## Instruction
Repeat the material verbatim. Images are excluded from the copy.

## Rows
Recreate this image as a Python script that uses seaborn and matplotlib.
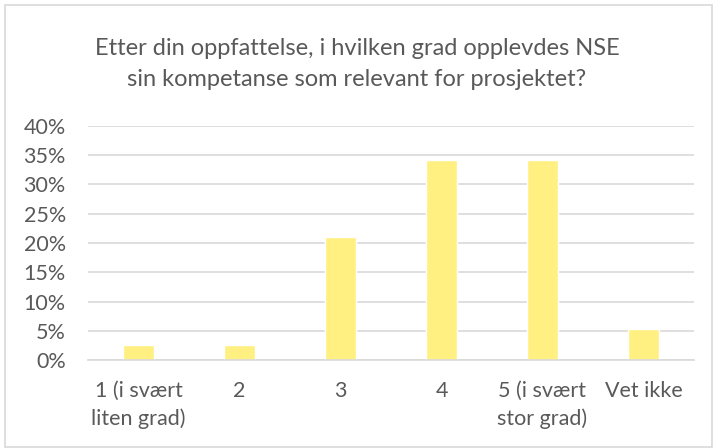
import matplotlib
matplotlib.use("Agg")
import matplotlib.pyplot as plt
import seaborn as sns
import pandas as pd
from matplotlib.patches import Rectangle
from matplotlib.ticker import PercentFormatter

categories = ["1 (i svært\nliten grad)", "2", "3", "4", "5 (i svært\nstor grad)", "Vet ikke"]
shares = [2.63, 2.63, 21.05, 34.21, 34.21, 5.26]

df = pd.DataFrame({"kategori": categories, "andel": shares})

sns.set_style("white")
plt.rcParams["font.family"] = ["Lato", "DejaVu Sans"]

fig = plt.figure(figsize=(7.14, 4.48), dpi=100)
ax = fig.add_axes([88 / 714, 1 - 360 / 448, (694 - 88) / 714, (360 - 126) / 448])

sns.barplot(data=df, x="kategori", y="andel", color="#FFF081", saturation=1,
            width=0.31, ax=ax)

ax.set_ylim(0, 40)
ax.set_yticks(range(0, 41, 5))
ax.yaxis.set_major_formatter(PercentFormatter(decimals=0))
ax.grid(axis="y", color="#D9D9D9", linewidth=1.2)
ax.set_axisbelow(True)
for s in ["top", "right", "left"]:
    ax.spines[s].set_visible(False)
ax.spines["bottom"].set_color("#D9D9D9")
ax.spines["bottom"].set_linewidth(1.2)
ax.set_xlabel("")
ax.set_ylabel("")
ax.tick_params(axis="both", length=0, labelsize=15.5, labelcolor="#595959")
ax.tick_params(axis="y", pad=16)
ax.tick_params(axis="x", pad=15)
for lbl in ax.get_xticklabels():
    lbl.set_linespacing(1.45)

fig.text(0.5, 1 - 64 / 448, "Etter din oppfattelse, i hvilken grad opplevdes NSE\nsin kompetanse som relevant for prosjektet?",
         ha="center", va="center", fontsize=17, color="#595959", linespacing=1.55)

fig.patches.append(Rectangle((5 / 714, 1 - 447 / 448), 707 / 714, 442 / 448,
                             transform=fig.transFigure, fill=False,
                             edgecolor="#D9D9D9", linewidth=1.2))

fig.savefig("out.png", dpi=100)
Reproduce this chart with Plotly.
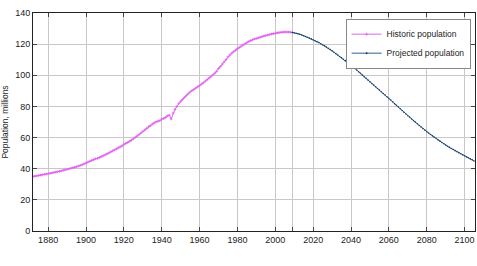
import plotly.graph_objects as go

hist_years = list(range(1872, 2010))
hist_pop = [
    35.0, 35.2, 35.4, 35.6, 35.9, 36.1, 36.4, 36.6,            # 1872-1879
    36.8, 37.0, 37.3, 37.6, 37.8, 38.1, 38.3, 38.6, 39.0, 39.3,  # 1880-1889
    39.6, 39.9, 40.3, 40.6, 40.9, 41.3, 41.7, 42.1, 42.6, 43.1,  # 1890-1899
    43.6, 44.2, 44.8, 45.3, 45.8, 46.4, 46.6, 47.1, 47.6, 48.2,  # 1900-1909
    48.8, 49.4, 50.1, 50.7, 51.4, 52.0, 52.6, 53.3, 53.9, 54.5,  # 1910-1919
    55.5, 56.2, 56.8, 57.6, 58.3, 59.2, 60.1, 61.0, 61.9, 62.9,  # 1920-1929
    64.0, 64.9, 65.9, 66.9, 67.7, 68.7, 69.4, 70.1, 70.5, 70.9,  # 1930-1939
    71.9, 72.2, 72.9, 73.9, 74.4, 71.9, 75.8, 78.1, 80.0, 81.8,  # 1940-1949
    83.2, 84.5, 85.8, 87.0, 88.2, 89.3, 90.2, 90.9, 91.8, 92.6,  # 1950-1959
    93.4, 94.3, 95.2, 96.2, 97.2, 98.3, 99.1, 100.2, 101.3, 102.5,  # 1960-1969
    104.3, 105.7, 107.2, 108.7, 110.2, 111.9, 113.1, 114.2, 115.2, 116.1,  # 1970-1979
    117.1, 117.9, 118.7, 119.5, 120.2, 121.0, 121.7, 122.3, 122.8, 123.3,  # 1980-1989
    123.6, 124.0, 124.5, 124.9, 125.3, 125.6, 125.9, 126.2, 126.5, 126.7,  # 1990-1999
    126.9, 127.3, 127.5, 127.7, 127.8, 127.8, 127.8, 127.8, 127.7, 127.5,  # 2000-2009
]

proj_years = list(range(2009, 2106))
proj_pop = [
    127.5,                                                        # 2009
    127.3, 127.0, 126.7, 126.3, 125.9, 125.4, 124.9, 124.4, 123.9, 123.4,  # 2010-2019
    122.8, 122.2, 121.6, 121.0, 120.3, 119.6, 118.9, 118.1, 117.3, 116.5,  # 2020-2029
    115.7, 114.8, 113.9, 113.0, 112.1, 111.2, 110.3, 109.4, 108.4, 107.5,  # 2030-2039
    106.5, 105.5, 104.4, 103.4, 102.3, 101.2, 100.1, 99.1, 98.0, 96.9,     # 2040-2049
    95.8, 94.7, 93.7, 92.6, 91.5, 90.5, 89.4, 88.3, 87.3, 86.2,            # 2050-2059
    85.2, 84.1, 83.0, 81.8, 80.7, 79.6, 78.5, 77.4, 76.2, 75.1,            # 2060-2069
    74.0, 73.0, 71.9, 70.9, 69.9, 68.9, 67.8, 66.8, 65.8, 64.8,            # 2070-2079
    63.8, 62.9, 62.0, 61.1, 60.2, 59.4, 58.5, 57.7, 56.8, 56.0,            # 2080-2089
    55.2, 54.4, 53.7, 53.0, 52.3, 51.6, 50.9, 50.2, 49.6, 48.9,            # 2090-2099
    48.3, 47.6, 47.0, 46.3, 45.7, 45.0,                                    # 2100-2105
]

x_ticks = [1880, 1900, 1920, 1940, 1960, 1980, 2000, 2020, 2040, 2060, 2080, 2100]
y_ticks = [0, 20, 40, 60, 80, 100, 120, 140]

boundary = hist_years[-1]
tickvals = x_ticks + [boundary]
ticktext = [str(t) for t in x_ticks] + [""]

FONT = "Liberation Sans, Helvetica, Arial, sans-serif"
HIST_COLOR = "#e060f0"
PROJ_COLOR = "#2f5f8f"

fig = go.Figure()
fig.add_trace(go.Scatter(
    x=hist_years, y=hist_pop, name="Historic population",
    mode="lines+markers",
    line=dict(color=HIST_COLOR, width=1),
    marker=dict(color=HIST_COLOR, size=2, symbol="cross-thin",
                line=dict(color=HIST_COLOR, width=0.8)),
))
fig.add_trace(go.Scatter(
    x=proj_years, y=proj_pop, name="Projected population",
    mode="lines+markers",
    line=dict(color=PROJ_COLOR, width=1),
    marker=dict(color="#1c3f66", size=1.6),
))

fig.update_layout(
    width=477, height=266,
    margin=dict(l=33, r=2, t=13, b=35),
    paper_bgcolor="white", plot_bgcolor="white",
    font=dict(family=FONT, size=9, color="#222"),
    showlegend=True,
    legend=dict(
        x=0.99, y=0.974, xanchor="right", yanchor="top",
        bgcolor="white", bordercolor="#888", borderwidth=1,
        font=dict(family=FONT, size=8.5, color="#222"),
        itemwidth=30, tracegroupgap=0,
    ),
)
fig.update_xaxes(
    range=[1872, 2105.5],
    tickmode="array", tickvals=tickvals, ticktext=ticktext,
    showgrid=True, gridcolor="#c8c8c8", gridwidth=1.2,
    showline=True, linecolor="#222", linewidth=1, mirror="ticks",
    ticks="inside", ticklen=4, tickcolor="#444",
    zeroline=False,
)
fig.update_yaxes(
    range=[0, 140],
    tickmode="array", tickvals=y_ticks,
    showgrid=True, gridcolor="#c8c8c8", gridwidth=1.2,
    showline=True, linecolor="#222", linewidth=1, mirror="ticks",
    ticks="inside", ticklen=4, tickcolor="#444",
    zeroline=False,
    title=dict(text="Population, millions", font=dict(family=FONT, size=8.5, color="#222"), standoff=6),
)

fig.write_html("out.html")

## Answer to the task
Recreate this image as a Python script that uses seaborn and matplotlib.
import matplotlib
matplotlib.use("Agg")
import matplotlib.pyplot as plt
import seaborn as sns
import pandas as pd
from matplotlib.patches import Rectangle
from matplotlib.ticker import PercentFormatter

categories = ["1 (i svært\nliten grad)", "2", "3", "4", "5 (i svært\nstor grad)", "Vet ikke"]
shares = [2.63, 2.63, 21.05, 34.21, 34.21, 5.26]

df = pd.DataFrame({"kategori": categories, "andel": shares})

sns.set_style("white")
plt.rcParams["font.family"] = ["Lato", "DejaVu Sans"]

fig = plt.figure(figsize=(7.14, 4.48), dpi=100)
ax = fig.add_axes([88 / 714, 1 - 360 / 448, (694 - 88) / 714, (360 - 126) / 448])

sns.barplot(data=df, x="kategori", y="andel", color="#FFF081", saturation=1,
            width=0.31, ax=ax)

ax.set_ylim(0, 40)
ax.set_yticks(range(0, 41, 5))
ax.yaxis.set_major_formatter(PercentFormatter(decimals=0))
ax.grid(axis="y", color="#D9D9D9", linewidth=1.2)
ax.set_axisbelow(True)
for s in ["top", "right", "left"]:
    ax.spines[s].set_visible(False)
ax.spines["bottom"].set_color("#D9D9D9")
ax.spines["bottom"].set_linewidth(1.2)
ax.set_xlabel("")
ax.set_ylabel("")
ax.tick_params(axis="both", length=0, labelsize=15.5, labelcolor="#595959")
ax.tick_params(axis="y", pad=16)
ax.tick_params(axis="x", pad=15)
for lbl in ax.get_xticklabels():
    lbl.set_linespacing(1.45)

fig.text(0.5, 1 - 64 / 448, "Etter din oppfattelse, i hvilken grad opplevdes NSE\nsin kompetanse som relevant for prosjektet?",
         ha="center", va="center", fontsize=17, color="#595959", linespacing=1.55)

fig.patches.append(Rectangle((5 / 714, 1 - 447 / 448), 707 / 714, 442 / 448,
                             transform=fig.transFigure, fill=False,
                             edgecolor="#D9D9D9", linewidth=1.2))

fig.savefig("out.png", dpi=100)
Reproduce this chart with Plotly.
import plotly.graph_objects as go

hist_years = list(range(1872, 2010))
hist_pop = [
    35.0, 35.2, 35.4, 35.6, 35.9, 36.1, 36.4, 36.6,            # 1872-1879
    36.8, 37.0, 37.3, 37.6, 37.8, 38.1, 38.3, 38.6, 39.0, 39.3,  # 1880-1889
    39.6, 39.9, 40.3, 40.6, 40.9, 41.3, 41.7, 42.1, 42.6, 43.1,  # 1890-1899
    43.6, 44.2, 44.8, 45.3, 45.8, 46.4, 46.6, 47.1, 47.6, 48.2,  # 1900-1909
    48.8, 49.4, 50.1, 50.7, 51.4, 52.0, 52.6, 53.3, 53.9, 54.5,  # 1910-1919
    55.5, 56.2, 56.8, 57.6, 58.3, 59.2, 60.1, 61.0, 61.9, 62.9,  # 1920-1929
    64.0, 64.9, 65.9, 66.9, 67.7, 68.7, 69.4, 70.1, 70.5, 70.9,  # 1930-1939
    71.9, 72.2, 72.9, 73.9, 74.4, 71.9, 75.8, 78.1, 80.0, 81.8,  # 1940-1949
    83.2, 84.5, 85.8, 87.0, 88.2, 89.3, 90.2, 90.9, 91.8, 92.6,  # 1950-1959
    93.4, 94.3, 95.2, 96.2, 97.2, 98.3, 99.1, 100.2, 101.3, 102.5,  # 1960-1969
    104.3, 105.7, 107.2, 108.7, 110.2, 111.9, 113.1, 114.2, 115.2, 116.1,  # 1970-1979
    117.1, 117.9, 118.7, 119.5, 120.2, 121.0, 121.7, 122.3, 122.8, 123.3,  # 1980-1989
    123.6, 124.0, 124.5, 124.9, 125.3, 125.6, 125.9, 126.2, 126.5, 126.7,  # 1990-1999
    126.9, 127.3, 127.5, 127.7, 127.8, 127.8, 127.8, 127.8, 127.7, 127.5,  # 2000-2009
]

proj_years = list(range(2009, 2106))
proj_pop = [
    127.5,                                                        # 2009
    127.3, 127.0, 126.7, 126.3, 125.9, 125.4, 124.9, 124.4, 123.9, 123.4,  # 2010-2019
    122.8, 122.2, 121.6, 121.0, 120.3, 119.6, 118.9, 118.1, 117.3, 116.5,  # 2020-2029
    115.7, 114.8, 113.9, 113.0, 112.1, 111.2, 110.3, 109.4, 108.4, 107.5,  # 2030-2039
    106.5, 105.5, 104.4, 103.4, 102.3, 101.2, 100.1, 99.1, 98.0, 96.9,     # 2040-2049
    95.8, 94.7, 93.7, 92.6, 91.5, 90.5, 89.4, 88.3, 87.3, 86.2,            # 2050-2059
    85.2, 84.1, 83.0, 81.8, 80.7, 79.6, 78.5, 77.4, 76.2, 75.1,            # 2060-2069
    74.0, 73.0, 71.9, 70.9, 69.9, 68.9, 67.8, 66.8, 65.8, 64.8,            # 2070-2079
    63.8, 62.9, 62.0, 61.1, 60.2, 59.4, 58.5, 57.7, 56.8, 56.0,            # 2080-2089
    55.2, 54.4, 53.7, 53.0, 52.3, 51.6, 50.9, 50.2, 49.6, 48.9,            # 2090-2099
    48.3, 47.6, 47.0, 46.3, 45.7, 45.0,                                    # 2100-2105
]

x_ticks = [1880, 1900, 1920, 1940, 1960, 1980, 2000, 2020, 2040, 2060, 2080, 2100]
y_ticks = [0, 20, 40, 60, 80, 100, 120, 140]

boundary = hist_years[-1]
tickvals = x_ticks + [boundary]
ticktext = [str(t) for t in x_ticks] + [""]

FONT = "Liberation Sans, Helvetica, Arial, sans-serif"
HIST_COLOR = "#e060f0"
PROJ_COLOR = "#2f5f8f"

fig = go.Figure()
fig.add_trace(go.Scatter(
    x=hist_years, y=hist_pop, name="Historic population",
    mode="lines+markers",
    line=dict(color=HIST_COLOR, width=1),
    marker=dict(color=HIST_COLOR, size=2, symbol="cross-thin",
                line=dict(color=HIST_COLOR, width=0.8)),
))
fig.add_trace(go.Scatter(
    x=proj_years, y=proj_pop, name="Projected population",
    mode="lines+markers",
    line=dict(color=PROJ_COLOR, width=1),
    marker=dict(color="#1c3f66", size=1.6),
))

fig.update_layout(
    width=477, height=266,
    margin=dict(l=33, r=2, t=13, b=35),
    paper_bgcolor="white", plot_bgcolor="white",
    font=dict(family=FONT, size=9, color="#222"),
    showlegend=True,
    legend=dict(
        x=0.99, y=0.974, xanchor="right", yanchor="top",
        bgcolor="white", bordercolor="#888", borderwidth=1,
        font=dict(family=FONT, size=8.5, color="#222"),
        itemwidth=30, tracegroupgap=0,
    ),
)
fig.update_xaxes(
    range=[1872, 2105.5],
    tickmode="array", tickvals=tickvals, ticktext=ticktext,
    showgrid=True, gridcolor="#c8c8c8", gridwidth=1.2,
    showline=True, linecolor="#222", linewidth=1, mirror="ticks",
    ticks="inside", ticklen=4, tickcolor="#444",
    zeroline=False,
)
fig.update_yaxes(
    range=[0, 140],
    tickmode="array", tickvals=y_ticks,
    showgrid=True, gridcolor="#c8c8c8", gridwidth=1.2,
    showline=True, linecolor="#222", linewidth=1, mirror="ticks",
    ticks="inside", ticklen=4, tickcolor="#444",
    zeroline=False,
    title=dict(text="Population, millions", font=dict(family=FONT, size=8.5, color="#222"), standoff=6),
)

fig.write_html("out.html")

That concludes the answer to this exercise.